Bis zur Bundestagswahl im Februar würden wieder andere Themen in den Vordergrund rücken. Im Bewusstsein der Öffentlichkeit fange der Wahlkampf frühestens Ende Januar an, sagt die Politologin. Bis dahin könne die FDP sich erholen und versuchen, ihre Themen zu besetzen, wie wirtschaftliche Wettbewerbsfähigkeit und Offenheit für Technologien.
Politologe: Lindner ist „angezählt“
Der Politikwissenschaftler Thorsten Faas denkt dagegen, dass die Affäre auch bei der Bundestagswahl schaden könnte. Es gebe eine große Gefahr, dass die FDP nicht mehr Herr der Debatte werde, so der Politologe. Auch bestätige der Vorfall mehr und mehr die Vorwürfe gegen die FDP, man könne der Partei nicht vertrauen, es habe ständige Provokationen gegeben.
Vor allem das Ansehen von Parteichef Christian Lindner dürfte durch die Affäre gelitten haben, vermutet Faas: „Man hat doch an verschiedenen Stellen jetzt gesehen und gelernt, dass Christian Lindner kein verlässlicher Partner für alle anderen ist – zumindest nicht automatisch. Und sowas setzt sich dann durchaus auch fest.“
Lindner ist nach Ansicht von Faas durch den Vorfall zudem innerparteilich „angezählt“. Dem Parteichef spiele allerdings in die Hände, dass die Bundestagswahl schon im Februar stattfinde. Für einen Wechsel an der Parteispitze sei da eigentlich keine Zeit mehr.
Der Parteichef hingegen wehrt sich und teilt gegen seiner Kritiker aus. Den Gegnern gehe es um die "Zerstörung" der FDP und darum, "die Machtoptionen von SPD und Grünen zu verbessern", so Lindner.

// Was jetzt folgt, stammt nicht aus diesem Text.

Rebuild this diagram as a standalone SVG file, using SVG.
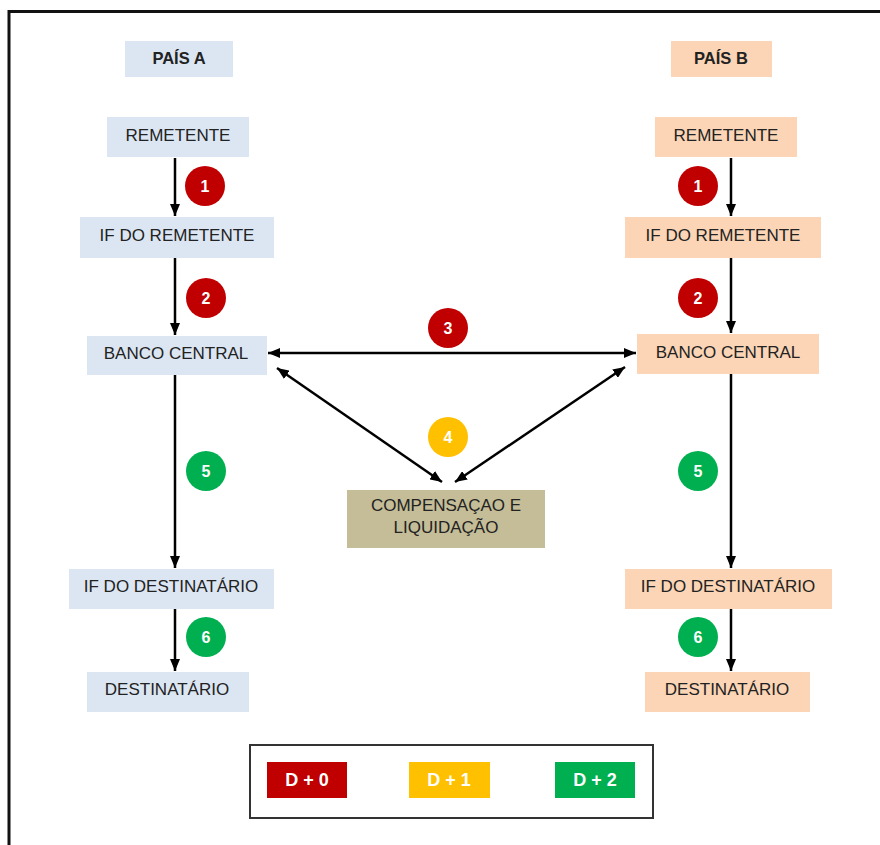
<svg xmlns="http://www.w3.org/2000/svg" width="880" height="845" viewBox="0 0 880 845">
<style>
.a{fill:#DCE6F2}
.b{fill:#FBD5B5}
.t{font-family:"Liberation Sans",Arial,sans-serif;font-size:17px;fill:#222;text-anchor:middle}
.h{font-family:"Liberation Sans",Arial,sans-serif;font-size:16.5px;font-weight:bold;fill:#222;text-anchor:middle}
.n{font-family:"Liberation Sans",Arial,sans-serif;font-size:16px;font-weight:bold;fill:#fff;text-anchor:middle}
.l{font-family:"Liberation Sans",Arial,sans-serif;font-size:18px;font-weight:bold;fill:#fff;text-anchor:middle}
.c{stroke:#000;stroke-width:2.5;fill:none}
.r{fill:#C00000}.y{fill:#FFC000}.g{fill:#00B050}
</style>
<defs>
<marker id="ah" viewBox="0 0 12 10" markerWidth="12" markerHeight="10" refX="12" refY="5" orient="auto-start-reverse" markerUnits="userSpaceOnUse">
<path d="M0,0 L12,5 L0,10 z" fill="#000"/>
</marker>
</defs>
<rect width="880" height="845" fill="#fff"/>
<path d="M9,845 V11.5 H880" fill="none" stroke="#111" stroke-width="3"/>

<g id="paisA"><rect class="a" x="125" y="41" width="108" height="36"/><text class="h" x="179" y="64">PAÍS A</text></g>
<g id="paisB"><rect class="b" x="671" y="41" width="101" height="36"/><text class="h" x="721" y="64">PAÍS B</text></g>

<g id="remA"><rect class="a" x="107" y="117" width="142" height="40"/><text class="t" x="178" y="141">REMETENTE</text></g>
<g id="ifremA"><rect class="a" x="80" y="217" width="194" height="41"/><text class="t" x="177" y="241">IF DO REMETENTE</text></g>
<g id="bcA"><rect class="a" x="87" y="336" width="180" height="39"/><text class="t" x="176" y="359">BANCO CENTRAL</text></g>
<g id="ifdestA"><rect class="a" x="69" y="569" width="205" height="40"/><text class="t" x="171" y="592">IF DO DESTINATÁRIO</text></g>
<g id="destA"><rect class="a" x="87" y="672" width="162" height="40"/><text class="t" x="167" y="695">DESTINATÁRIO</text></g>

<g id="remB"><rect class="b" x="655" y="117" width="142" height="40"/><text class="t" x="726" y="141">REMETENTE</text></g>
<g id="ifremB"><rect class="b" x="625" y="217" width="196" height="41"/><text class="t" x="723" y="241">IF DO REMETENTE</text></g>
<g id="bcB"><rect class="b" x="637" y="334" width="182" height="40"/><text class="t" x="728" y="358">BANCO CENTRAL</text></g>
<g id="ifdestB"><rect class="b" x="625" y="569" width="207" height="40"/><text class="t" x="728" y="592">IF DO DESTINATÁRIO</text></g>
<g id="destB"><rect class="b" x="645" y="672" width="165" height="40"/><text class="t" x="727" y="695">DESTINATÁRIO</text></g>

<g id="comp"><rect x="347" y="490" width="198" height="58" fill="#C4BD97"/><text class="t" x="446" y="511">COMPENSAÇAO E</text><text class="t" x="446" y="533">LIQUIDAÇÃO</text></g>

<g id="connectors">
<line class="c" x1="175" y1="158" x2="175" y2="216" marker-end="url(#ah)"/>
<line class="c" x1="175" y1="258" x2="175" y2="335" marker-end="url(#ah)"/>
<line class="c" x1="175" y1="375" x2="175" y2="568" marker-end="url(#ah)"/>
<line class="c" x1="175" y1="609" x2="175" y2="671" marker-end="url(#ah)"/>
<line class="c" x1="731" y1="158" x2="731" y2="216" marker-end="url(#ah)"/>
<line class="c" x1="731" y1="258" x2="731" y2="333" marker-end="url(#ah)"/>
<line class="c" x1="731" y1="374" x2="731" y2="568" marker-end="url(#ah)"/>
<line class="c" x1="731" y1="609" x2="731" y2="671" marker-end="url(#ah)"/>
<line class="c" x1="268" y1="353" x2="636" y2="353" marker-start="url(#ah)" marker-end="url(#ah)"/>
<line class="c" x1="277" y1="368" x2="442" y2="482" marker-start="url(#ah)" marker-end="url(#ah)"/>
<line class="c" x1="625" y1="367" x2="455" y2="482" marker-start="url(#ah)" marker-end="url(#ah)"/>
</g>

<g id="badges">
<circle class="r" cx="205" cy="186" r="20"/><text class="n" x="205" y="192">1</text>
<circle class="r" cx="206" cy="298" r="20"/><text class="n" x="206" y="304">2</text>
<circle class="g" cx="206" cy="471" r="20"/><text class="n" x="206" y="477">5</text>
<circle class="g" cx="206" cy="637" r="20"/><text class="n" x="206" y="643">6</text>
<circle class="r" cx="698" cy="186" r="20"/><text class="n" x="698" y="192">1</text>
<circle class="r" cx="698" cy="298" r="20"/><text class="n" x="698" y="304">2</text>
<circle class="g" cx="698" cy="471" r="20"/><text class="n" x="698" y="477">5</text>
<circle class="g" cx="698" cy="637" r="20"/><text class="n" x="698" y="643">6</text>
<circle class="r" cx="448" cy="328" r="20"/><text class="n" x="448" y="334">3</text>
<circle class="y" cx="448" cy="437" r="20"/><text class="n" x="448" y="443">4</text>
</g>

<g id="legend">
<rect x="250" y="745" width="403" height="73" fill="#fff" stroke="#333" stroke-width="2"/>
<rect class="r" x="267" y="762" width="80" height="36"/><text class="l" x="307" y="786">D + 0</text>
<rect class="y" x="409" y="762" width="81" height="36"/><text class="l" x="449" y="786">D + 1</text>
<rect class="g" x="555" y="762" width="80" height="36"/><text class="l" x="595" y="786">D + 2</text>
</g>
</svg>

Parteichef macht mit neuem Generalsekretär weiter
In Interviews betont Lindner, angesichts der Krise der Liberalen noch einmal in sich zu gehen: „Natürlich musste und muss ich mich prüfen“, so Lindner. Er sei aber weiterhin von seiner Entscheidung überzeugt, dass der Ausstieg aus der Ampelkoalition richtig gewesen sei. Auf die Frage nach einem möglichen Rücktritt erwidert Lindner, er mache der Partei „das Angebot, sie in die Bundestagswahl zu führen“.
Als neuer Generalsekretär soll der ehemalige Bundesjustizminister Marco Buschmann den FDP-Bundestagswahlkampf organisieren. Das Verhalten der Partei in der "D-Day"-Affäre will der Nachfolger von Djir-Sarai "aufarbeiten".

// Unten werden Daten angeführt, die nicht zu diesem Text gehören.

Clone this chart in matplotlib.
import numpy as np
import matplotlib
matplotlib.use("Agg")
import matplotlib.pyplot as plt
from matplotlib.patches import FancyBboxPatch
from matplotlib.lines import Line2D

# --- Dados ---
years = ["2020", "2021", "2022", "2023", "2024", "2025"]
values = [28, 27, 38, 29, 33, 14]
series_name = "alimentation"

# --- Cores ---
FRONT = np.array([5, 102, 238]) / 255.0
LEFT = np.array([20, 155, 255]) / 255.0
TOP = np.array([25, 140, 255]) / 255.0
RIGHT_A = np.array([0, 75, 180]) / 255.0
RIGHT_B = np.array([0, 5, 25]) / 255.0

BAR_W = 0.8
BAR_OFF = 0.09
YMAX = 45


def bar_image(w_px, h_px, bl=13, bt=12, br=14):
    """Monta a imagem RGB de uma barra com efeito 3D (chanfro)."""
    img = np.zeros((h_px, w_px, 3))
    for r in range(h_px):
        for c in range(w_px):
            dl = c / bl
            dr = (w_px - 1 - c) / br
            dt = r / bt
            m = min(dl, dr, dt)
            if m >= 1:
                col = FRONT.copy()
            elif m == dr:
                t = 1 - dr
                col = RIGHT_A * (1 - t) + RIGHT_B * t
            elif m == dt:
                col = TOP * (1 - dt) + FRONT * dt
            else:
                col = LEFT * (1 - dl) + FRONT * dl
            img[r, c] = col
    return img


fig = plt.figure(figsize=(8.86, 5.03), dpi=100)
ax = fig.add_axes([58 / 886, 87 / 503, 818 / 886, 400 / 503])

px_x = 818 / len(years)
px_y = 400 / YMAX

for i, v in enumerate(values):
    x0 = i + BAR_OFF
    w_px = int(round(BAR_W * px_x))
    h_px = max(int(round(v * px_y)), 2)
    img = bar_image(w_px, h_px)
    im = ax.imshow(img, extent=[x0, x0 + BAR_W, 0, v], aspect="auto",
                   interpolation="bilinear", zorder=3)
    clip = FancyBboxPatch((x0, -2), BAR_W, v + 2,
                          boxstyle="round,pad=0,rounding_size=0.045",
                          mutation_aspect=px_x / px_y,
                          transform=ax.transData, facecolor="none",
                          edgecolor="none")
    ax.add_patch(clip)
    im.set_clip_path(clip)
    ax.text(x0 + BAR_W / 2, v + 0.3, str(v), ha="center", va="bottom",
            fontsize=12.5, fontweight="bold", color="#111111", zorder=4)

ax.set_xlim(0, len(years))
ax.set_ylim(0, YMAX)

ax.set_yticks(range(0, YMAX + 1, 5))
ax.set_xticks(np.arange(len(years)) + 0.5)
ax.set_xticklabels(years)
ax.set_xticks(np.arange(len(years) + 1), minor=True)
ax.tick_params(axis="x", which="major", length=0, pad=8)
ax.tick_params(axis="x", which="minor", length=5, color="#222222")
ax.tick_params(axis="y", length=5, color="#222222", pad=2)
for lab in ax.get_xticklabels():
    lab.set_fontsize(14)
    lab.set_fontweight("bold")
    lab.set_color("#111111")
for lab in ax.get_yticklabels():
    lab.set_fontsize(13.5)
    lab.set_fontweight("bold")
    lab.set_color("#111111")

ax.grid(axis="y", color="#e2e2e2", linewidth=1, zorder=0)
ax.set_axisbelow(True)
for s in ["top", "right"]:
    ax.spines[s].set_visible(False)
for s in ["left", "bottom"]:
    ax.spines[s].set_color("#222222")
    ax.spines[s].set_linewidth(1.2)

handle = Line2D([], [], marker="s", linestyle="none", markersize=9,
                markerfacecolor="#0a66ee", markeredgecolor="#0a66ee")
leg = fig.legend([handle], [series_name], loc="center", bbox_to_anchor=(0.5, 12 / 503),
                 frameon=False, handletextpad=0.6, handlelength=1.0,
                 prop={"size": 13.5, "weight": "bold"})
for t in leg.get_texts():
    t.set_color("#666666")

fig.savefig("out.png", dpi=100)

Zugleich stellt sich der Lindner-Vertraute, der auch aus dem NRW-Landesverband kommt, hinter den Parteichef: "Aus tiefster und fester Überzeugung glaube ich: Wir haben den besten Spitzenkandidaten, den wir haben können." Ob genügend Wählerinnen und Wähler das ähnlich sehen, wird der Ausgang der Bundestagswahl - wahrscheinlich am 23. Februar 2025 - zeigen.